La principal razón que tuve para apoyar a Alfonso Portillo en las dos ocasiones que se postuló a la Presidencia fue su oferta electoral de convertir el Ministerio de Cultura y Deportes en un Consejo Nacional para las Artes y la Cultura. Al final prevaleció la conveniencia política de tener en el gabinete de gobierno a una ministra que reunía dos requerimientos de La Embajada: su doble condición de mujer e indígena.
El gobierno recién instalado es el tercero y consecutivo que mantiene el criterio étnico para confiar ese Ministerio a una persona cuyo principal mérito es ser maya, ya que en el ámbito artístico y cultural es un perfecto desconocido.
Fui un estrecho colaborador del licenciado Iván Barrera Melgar (1993 – 1996), quien abanderó el esfuerzo de rescatar una institución en la cual prevalecía el clientelismo y el despilfarro. Logramos acallar las voces que pedían su supresión y lo entregamos libre de deudas partidarias.
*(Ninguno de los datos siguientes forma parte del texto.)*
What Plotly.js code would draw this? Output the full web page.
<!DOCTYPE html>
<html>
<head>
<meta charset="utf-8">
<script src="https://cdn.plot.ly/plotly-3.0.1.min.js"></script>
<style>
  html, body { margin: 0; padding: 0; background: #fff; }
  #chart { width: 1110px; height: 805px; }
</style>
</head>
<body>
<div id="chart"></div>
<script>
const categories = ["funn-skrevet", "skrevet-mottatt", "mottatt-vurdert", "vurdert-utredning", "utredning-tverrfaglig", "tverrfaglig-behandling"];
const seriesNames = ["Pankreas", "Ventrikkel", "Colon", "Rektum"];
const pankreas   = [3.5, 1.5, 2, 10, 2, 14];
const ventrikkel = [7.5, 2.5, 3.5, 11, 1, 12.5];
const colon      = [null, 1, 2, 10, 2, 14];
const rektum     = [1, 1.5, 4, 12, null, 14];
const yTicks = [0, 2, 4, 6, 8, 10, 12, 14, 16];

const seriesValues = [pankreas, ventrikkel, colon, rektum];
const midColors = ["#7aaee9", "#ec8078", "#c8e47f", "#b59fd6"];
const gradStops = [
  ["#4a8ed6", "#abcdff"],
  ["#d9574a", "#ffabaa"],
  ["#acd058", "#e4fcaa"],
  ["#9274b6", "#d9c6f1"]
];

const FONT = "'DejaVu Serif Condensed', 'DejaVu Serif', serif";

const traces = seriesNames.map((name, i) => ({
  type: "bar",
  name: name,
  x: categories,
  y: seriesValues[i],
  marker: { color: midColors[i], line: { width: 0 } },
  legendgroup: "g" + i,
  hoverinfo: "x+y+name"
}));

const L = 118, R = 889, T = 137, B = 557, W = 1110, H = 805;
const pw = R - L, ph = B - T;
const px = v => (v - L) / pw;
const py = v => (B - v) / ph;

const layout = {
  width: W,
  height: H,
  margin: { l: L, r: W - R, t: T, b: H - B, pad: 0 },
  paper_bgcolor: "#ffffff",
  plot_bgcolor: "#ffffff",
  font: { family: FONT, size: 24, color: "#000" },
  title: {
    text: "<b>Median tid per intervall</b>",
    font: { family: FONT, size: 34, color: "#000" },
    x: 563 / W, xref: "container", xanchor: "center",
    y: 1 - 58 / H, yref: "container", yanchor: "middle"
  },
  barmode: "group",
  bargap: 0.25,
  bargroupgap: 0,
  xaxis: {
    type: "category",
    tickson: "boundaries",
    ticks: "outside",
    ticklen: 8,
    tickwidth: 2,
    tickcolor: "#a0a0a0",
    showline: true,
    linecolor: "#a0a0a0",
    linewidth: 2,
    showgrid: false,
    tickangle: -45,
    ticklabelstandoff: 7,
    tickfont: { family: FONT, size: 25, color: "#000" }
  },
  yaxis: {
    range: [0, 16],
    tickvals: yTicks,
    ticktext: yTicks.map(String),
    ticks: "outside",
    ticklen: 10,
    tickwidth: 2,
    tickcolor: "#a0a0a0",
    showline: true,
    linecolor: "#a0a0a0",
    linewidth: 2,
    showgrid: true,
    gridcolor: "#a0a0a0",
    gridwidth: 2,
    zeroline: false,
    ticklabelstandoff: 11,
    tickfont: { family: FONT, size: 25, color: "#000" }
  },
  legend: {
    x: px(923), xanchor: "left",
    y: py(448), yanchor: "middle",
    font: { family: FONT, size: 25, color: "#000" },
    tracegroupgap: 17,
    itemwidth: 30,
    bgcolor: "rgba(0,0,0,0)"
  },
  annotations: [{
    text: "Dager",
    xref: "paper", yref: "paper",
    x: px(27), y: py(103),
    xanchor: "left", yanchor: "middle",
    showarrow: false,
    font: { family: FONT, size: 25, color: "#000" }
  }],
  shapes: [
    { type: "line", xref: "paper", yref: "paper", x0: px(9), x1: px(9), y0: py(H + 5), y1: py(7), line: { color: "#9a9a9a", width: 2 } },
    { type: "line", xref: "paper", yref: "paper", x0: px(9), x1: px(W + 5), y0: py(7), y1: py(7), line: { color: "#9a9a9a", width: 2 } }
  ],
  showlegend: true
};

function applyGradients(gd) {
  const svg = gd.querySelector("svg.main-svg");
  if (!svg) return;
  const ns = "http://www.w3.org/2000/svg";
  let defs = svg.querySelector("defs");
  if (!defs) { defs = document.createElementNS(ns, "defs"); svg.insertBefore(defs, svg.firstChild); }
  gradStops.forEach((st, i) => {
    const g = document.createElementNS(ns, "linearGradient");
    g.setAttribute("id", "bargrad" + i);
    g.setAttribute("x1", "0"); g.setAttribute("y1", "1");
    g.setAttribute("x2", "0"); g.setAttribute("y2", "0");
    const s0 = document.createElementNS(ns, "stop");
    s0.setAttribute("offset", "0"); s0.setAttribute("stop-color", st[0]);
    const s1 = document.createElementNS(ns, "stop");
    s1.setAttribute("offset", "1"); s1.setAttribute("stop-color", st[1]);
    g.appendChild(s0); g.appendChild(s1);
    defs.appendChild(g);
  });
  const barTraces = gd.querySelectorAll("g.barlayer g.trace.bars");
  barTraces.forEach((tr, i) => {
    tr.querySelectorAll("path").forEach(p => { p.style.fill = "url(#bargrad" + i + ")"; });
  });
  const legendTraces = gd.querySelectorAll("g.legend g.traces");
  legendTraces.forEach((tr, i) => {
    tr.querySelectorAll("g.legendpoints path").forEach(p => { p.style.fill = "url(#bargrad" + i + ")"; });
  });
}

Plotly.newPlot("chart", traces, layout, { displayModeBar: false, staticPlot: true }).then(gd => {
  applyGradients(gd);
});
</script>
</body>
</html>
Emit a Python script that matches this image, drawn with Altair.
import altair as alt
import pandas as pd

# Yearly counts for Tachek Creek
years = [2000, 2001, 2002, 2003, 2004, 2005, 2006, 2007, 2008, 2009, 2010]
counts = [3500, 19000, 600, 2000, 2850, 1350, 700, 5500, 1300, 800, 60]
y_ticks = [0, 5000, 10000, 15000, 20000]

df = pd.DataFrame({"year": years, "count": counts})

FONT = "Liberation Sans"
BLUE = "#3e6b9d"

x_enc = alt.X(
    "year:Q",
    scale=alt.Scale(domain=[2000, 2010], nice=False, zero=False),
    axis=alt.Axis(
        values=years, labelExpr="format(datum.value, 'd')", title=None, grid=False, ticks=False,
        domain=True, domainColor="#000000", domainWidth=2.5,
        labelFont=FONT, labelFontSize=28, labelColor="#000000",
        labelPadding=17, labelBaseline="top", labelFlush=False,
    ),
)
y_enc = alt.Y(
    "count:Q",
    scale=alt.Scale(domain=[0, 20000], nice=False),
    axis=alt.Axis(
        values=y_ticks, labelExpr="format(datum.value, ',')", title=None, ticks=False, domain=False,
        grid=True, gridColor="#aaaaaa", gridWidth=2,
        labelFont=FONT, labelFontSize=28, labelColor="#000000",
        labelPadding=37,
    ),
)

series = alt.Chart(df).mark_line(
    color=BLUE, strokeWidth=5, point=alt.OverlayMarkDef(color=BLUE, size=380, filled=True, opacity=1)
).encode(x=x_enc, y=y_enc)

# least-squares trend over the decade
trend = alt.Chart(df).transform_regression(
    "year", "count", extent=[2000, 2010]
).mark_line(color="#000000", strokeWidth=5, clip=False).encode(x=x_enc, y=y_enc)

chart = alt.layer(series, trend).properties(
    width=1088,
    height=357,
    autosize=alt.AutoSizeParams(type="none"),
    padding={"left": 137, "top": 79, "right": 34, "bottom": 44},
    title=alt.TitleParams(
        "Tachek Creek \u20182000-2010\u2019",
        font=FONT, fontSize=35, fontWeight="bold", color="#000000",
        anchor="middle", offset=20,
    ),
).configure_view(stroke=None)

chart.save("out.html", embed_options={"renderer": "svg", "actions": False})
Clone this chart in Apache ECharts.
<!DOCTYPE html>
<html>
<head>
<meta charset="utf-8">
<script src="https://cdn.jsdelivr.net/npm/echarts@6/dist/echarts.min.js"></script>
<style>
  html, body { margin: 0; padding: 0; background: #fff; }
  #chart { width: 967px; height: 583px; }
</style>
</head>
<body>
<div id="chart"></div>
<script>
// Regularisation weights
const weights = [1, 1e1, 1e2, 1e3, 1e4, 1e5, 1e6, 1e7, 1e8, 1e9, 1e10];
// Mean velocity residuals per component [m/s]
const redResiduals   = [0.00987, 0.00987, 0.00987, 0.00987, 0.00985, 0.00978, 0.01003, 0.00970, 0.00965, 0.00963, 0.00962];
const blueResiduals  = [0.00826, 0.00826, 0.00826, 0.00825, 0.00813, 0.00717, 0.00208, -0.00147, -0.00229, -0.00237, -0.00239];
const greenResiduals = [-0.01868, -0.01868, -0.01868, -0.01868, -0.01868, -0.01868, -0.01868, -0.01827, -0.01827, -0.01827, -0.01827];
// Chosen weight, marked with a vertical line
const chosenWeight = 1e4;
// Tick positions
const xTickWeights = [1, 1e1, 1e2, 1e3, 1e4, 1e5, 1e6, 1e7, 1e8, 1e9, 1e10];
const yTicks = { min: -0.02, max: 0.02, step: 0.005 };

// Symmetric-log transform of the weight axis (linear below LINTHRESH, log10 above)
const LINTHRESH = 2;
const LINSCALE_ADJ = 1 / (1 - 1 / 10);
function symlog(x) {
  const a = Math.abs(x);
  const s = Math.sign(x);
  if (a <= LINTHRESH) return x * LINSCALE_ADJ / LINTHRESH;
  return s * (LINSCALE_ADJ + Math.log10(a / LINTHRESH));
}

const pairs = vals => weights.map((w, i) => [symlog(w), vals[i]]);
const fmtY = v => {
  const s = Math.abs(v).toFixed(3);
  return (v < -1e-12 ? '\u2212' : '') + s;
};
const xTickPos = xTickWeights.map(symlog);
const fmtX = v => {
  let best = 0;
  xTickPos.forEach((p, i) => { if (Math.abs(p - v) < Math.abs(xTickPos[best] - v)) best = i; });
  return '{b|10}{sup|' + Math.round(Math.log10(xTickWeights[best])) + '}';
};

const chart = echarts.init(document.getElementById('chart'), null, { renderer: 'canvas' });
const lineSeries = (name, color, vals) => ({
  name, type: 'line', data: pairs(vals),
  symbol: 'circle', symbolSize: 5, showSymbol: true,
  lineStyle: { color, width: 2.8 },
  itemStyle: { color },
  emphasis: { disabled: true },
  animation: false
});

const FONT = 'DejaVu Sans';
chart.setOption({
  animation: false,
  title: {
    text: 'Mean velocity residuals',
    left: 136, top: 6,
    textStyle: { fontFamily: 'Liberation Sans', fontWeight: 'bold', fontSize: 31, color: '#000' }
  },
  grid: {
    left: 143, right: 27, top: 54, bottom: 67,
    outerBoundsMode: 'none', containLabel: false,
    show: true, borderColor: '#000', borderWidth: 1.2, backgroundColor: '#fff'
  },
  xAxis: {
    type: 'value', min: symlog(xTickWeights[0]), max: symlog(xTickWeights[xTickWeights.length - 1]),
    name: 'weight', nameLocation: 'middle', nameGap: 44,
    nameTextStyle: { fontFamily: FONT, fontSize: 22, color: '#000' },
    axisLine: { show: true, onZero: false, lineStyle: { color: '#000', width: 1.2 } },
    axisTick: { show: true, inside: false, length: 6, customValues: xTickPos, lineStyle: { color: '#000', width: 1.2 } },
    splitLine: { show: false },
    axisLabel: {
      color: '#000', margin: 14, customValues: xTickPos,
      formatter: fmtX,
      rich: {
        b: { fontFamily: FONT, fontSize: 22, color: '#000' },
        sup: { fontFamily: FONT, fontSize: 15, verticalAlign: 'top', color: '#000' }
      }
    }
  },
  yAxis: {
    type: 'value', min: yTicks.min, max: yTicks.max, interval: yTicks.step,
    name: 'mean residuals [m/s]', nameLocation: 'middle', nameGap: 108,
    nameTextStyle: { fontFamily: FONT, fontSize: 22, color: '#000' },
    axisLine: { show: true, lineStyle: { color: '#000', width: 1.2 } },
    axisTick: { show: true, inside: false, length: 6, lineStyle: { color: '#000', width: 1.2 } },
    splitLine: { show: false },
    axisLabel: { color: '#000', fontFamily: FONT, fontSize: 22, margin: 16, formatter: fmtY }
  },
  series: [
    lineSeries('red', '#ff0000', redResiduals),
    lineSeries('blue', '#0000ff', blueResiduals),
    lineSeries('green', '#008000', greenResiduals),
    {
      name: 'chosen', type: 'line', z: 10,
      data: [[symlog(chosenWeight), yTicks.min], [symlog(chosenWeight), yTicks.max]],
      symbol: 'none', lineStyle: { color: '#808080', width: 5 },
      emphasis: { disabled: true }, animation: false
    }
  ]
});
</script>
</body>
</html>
Doce años después contemplo con desilusión cómo volvió a convertirse en una entidad en que concurre la improvisación, los compadrazgos y una desidia blindada que impide dar a la Cultura un lugar privilegiado en los planes nacionales de desarrollo.
Ahora es un organismo del Estado cruzado por capas geológicas de funcionarios nombrados por cuatro gobiernos, en donde encontrar un punto medio de eficiencia y racionalidad resulta una tarea muy difícil.
El Ministerio de Cultura y Deportes optó por una comodidad vegetativa, desatendido por decisiones políticas que no llegan de la Presidencia de la República. ¿Cuál es la importancia que el Gobierno le da a la Cultura, así, con mayúscula? Es una buena pregunta para una respuesta incierta.
Dar a la Cultura un lugar de importancia en la agenda estratégica significa considerarla una herramienta esencial para la sociedad, que no puede ni debe ser postergada o relegada.